_STATED GOAL:_ Leaving out every picture, retype the lines below from the top through the one that contains "366, fill=False, ec=frame_col, lw=1.3))".

_SUPPLIED DATA:_

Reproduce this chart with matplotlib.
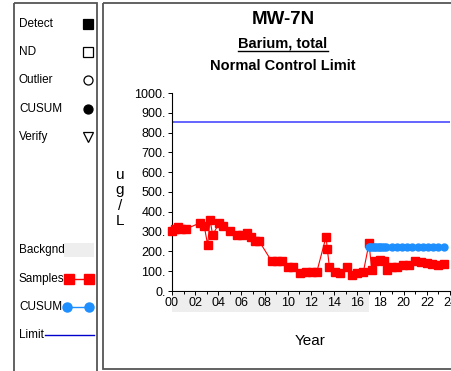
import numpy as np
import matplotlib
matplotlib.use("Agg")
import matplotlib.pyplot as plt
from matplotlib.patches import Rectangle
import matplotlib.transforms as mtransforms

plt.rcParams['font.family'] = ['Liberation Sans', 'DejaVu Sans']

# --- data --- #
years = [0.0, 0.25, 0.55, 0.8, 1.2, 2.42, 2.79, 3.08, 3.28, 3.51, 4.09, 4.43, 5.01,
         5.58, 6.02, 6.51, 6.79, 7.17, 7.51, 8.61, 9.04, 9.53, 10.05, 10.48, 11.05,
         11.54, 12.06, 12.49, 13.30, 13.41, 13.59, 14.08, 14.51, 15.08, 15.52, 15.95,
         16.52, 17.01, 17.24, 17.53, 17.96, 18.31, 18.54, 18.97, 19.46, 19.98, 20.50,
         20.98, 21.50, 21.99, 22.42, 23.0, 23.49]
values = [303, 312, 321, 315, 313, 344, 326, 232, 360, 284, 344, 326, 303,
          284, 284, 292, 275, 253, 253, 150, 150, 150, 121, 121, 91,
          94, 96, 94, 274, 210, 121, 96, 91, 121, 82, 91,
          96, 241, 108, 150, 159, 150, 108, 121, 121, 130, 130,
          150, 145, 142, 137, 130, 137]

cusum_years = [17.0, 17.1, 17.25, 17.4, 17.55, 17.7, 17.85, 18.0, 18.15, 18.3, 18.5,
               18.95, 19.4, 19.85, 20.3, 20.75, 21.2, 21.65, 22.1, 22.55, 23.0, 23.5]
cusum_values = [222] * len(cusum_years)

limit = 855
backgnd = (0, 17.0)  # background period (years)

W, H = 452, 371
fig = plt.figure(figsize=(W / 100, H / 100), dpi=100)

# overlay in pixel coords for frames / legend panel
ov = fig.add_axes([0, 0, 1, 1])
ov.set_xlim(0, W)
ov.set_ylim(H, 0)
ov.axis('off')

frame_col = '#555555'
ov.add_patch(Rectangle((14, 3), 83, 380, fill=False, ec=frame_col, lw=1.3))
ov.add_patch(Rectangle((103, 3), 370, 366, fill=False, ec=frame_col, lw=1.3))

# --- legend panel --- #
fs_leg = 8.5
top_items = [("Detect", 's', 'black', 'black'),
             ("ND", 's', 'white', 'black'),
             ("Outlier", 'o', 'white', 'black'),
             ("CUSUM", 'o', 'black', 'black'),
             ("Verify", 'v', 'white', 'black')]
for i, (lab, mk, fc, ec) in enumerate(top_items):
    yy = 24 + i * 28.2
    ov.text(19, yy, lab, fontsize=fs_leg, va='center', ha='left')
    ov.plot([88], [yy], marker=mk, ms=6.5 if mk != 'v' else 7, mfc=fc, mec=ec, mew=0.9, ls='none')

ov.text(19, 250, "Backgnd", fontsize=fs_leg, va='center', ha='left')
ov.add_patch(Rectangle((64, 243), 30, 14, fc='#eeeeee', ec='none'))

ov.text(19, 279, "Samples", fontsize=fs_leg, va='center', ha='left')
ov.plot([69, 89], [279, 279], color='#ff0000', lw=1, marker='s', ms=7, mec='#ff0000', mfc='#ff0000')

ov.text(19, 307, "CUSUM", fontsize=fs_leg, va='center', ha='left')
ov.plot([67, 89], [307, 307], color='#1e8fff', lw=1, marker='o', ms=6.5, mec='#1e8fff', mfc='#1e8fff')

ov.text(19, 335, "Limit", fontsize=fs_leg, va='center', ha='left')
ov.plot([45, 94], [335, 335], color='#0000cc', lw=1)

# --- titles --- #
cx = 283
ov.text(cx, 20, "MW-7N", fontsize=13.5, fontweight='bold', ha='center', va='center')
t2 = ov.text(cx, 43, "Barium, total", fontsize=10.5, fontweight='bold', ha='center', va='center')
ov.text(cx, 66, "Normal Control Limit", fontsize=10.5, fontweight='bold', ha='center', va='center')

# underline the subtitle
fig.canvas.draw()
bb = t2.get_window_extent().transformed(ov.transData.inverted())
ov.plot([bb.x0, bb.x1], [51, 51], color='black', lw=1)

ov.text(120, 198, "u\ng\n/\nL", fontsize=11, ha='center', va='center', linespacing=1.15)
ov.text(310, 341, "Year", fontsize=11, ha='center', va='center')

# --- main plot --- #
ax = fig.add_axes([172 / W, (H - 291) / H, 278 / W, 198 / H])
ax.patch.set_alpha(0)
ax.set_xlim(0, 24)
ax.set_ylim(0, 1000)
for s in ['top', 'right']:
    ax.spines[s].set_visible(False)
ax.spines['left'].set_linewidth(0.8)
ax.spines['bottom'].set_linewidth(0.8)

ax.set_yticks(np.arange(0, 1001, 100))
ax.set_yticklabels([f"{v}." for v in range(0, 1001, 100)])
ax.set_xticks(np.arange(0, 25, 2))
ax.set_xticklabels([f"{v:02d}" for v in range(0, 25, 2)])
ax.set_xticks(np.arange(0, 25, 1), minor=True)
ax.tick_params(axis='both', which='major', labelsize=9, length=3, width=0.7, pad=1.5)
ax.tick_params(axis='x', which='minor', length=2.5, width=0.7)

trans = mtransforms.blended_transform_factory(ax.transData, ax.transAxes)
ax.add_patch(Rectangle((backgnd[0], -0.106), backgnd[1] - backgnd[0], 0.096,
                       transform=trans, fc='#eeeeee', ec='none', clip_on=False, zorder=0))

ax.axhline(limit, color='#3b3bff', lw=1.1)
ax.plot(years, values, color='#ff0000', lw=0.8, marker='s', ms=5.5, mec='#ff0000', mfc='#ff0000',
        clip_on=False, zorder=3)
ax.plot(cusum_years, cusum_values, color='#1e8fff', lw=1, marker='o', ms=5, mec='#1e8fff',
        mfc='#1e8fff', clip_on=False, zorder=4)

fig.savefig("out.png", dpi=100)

_WRITTEN RESPONSE:_
Reproduce this chart with matplotlib.
import numpy as np
import matplotlib
matplotlib.use("Agg")
import matplotlib.pyplot as plt
from matplotlib.patches import Rectangle
import matplotlib.transforms as mtransforms

plt.rcParams['font.family'] = ['Liberation Sans', 'DejaVu Sans']

# --- data --- #
years = [0.0, 0.25, 0.55, 0.8, 1.2, 2.42, 2.79, 3.08, 3.28, 3.51, 4.09, 4.43, 5.01,
         5.58, 6.02, 6.51, 6.79, 7.17, 7.51, 8.61, 9.04, 9.53, 10.05, 10.48, 11.05,
         11.54, 12.06, 12.49, 13.30, 13.41, 13.59, 14.08, 14.51, 15.08, 15.52, 15.95,
         16.52, 17.01, 17.24, 17.53, 17.96, 18.31, 18.54, 18.97, 19.46, 19.98, 20.50,
         20.98, 21.50, 21.99, 22.42, 23.0, 23.49]
values = [303, 312, 321, 315, 313, 344, 326, 232, 360, 284, 344, 326, 303,
          284, 284, 292, 275, 253, 253, 150, 150, 150, 121, 121, 91,
          94, 96, 94, 274, 210, 121, 96, 91, 121, 82, 91,
          96, 241, 108, 150, 159, 150, 108, 121, 121, 130, 130,
          150, 145, 142, 137, 130, 137]

cusum_years = [17.0, 17.1, 17.25, 17.4, 17.55, 17.7, 17.85, 18.0, 18.15, 18.3, 18.5,
               18.95, 19.4, 19.85, 20.3, 20.75, 21.2, 21.65, 22.1, 22.55, 23.0, 23.5]
cusum_values = [222] * len(cusum_years)

limit = 855
backgnd = (0, 17.0)  # background period (years)

W, H = 452, 371
fig = plt.figure(figsize=(W / 100, H / 100), dpi=100)

# overlay in pixel coords for frames / legend panel
ov = fig.add_axes([0, 0, 1, 1])
ov.set_xlim(0, W)
ov.set_ylim(H, 0)
ov.axis('off')

frame_col = '#555555'
ov.add_patch(Rectangle((14, 3), 83, 380, fill=False, ec=frame_col, lw=1.3))
ov.add_patch(Rectangle((103, 3), 370, 366, fill=False, ec=frame_col, lw=1.3))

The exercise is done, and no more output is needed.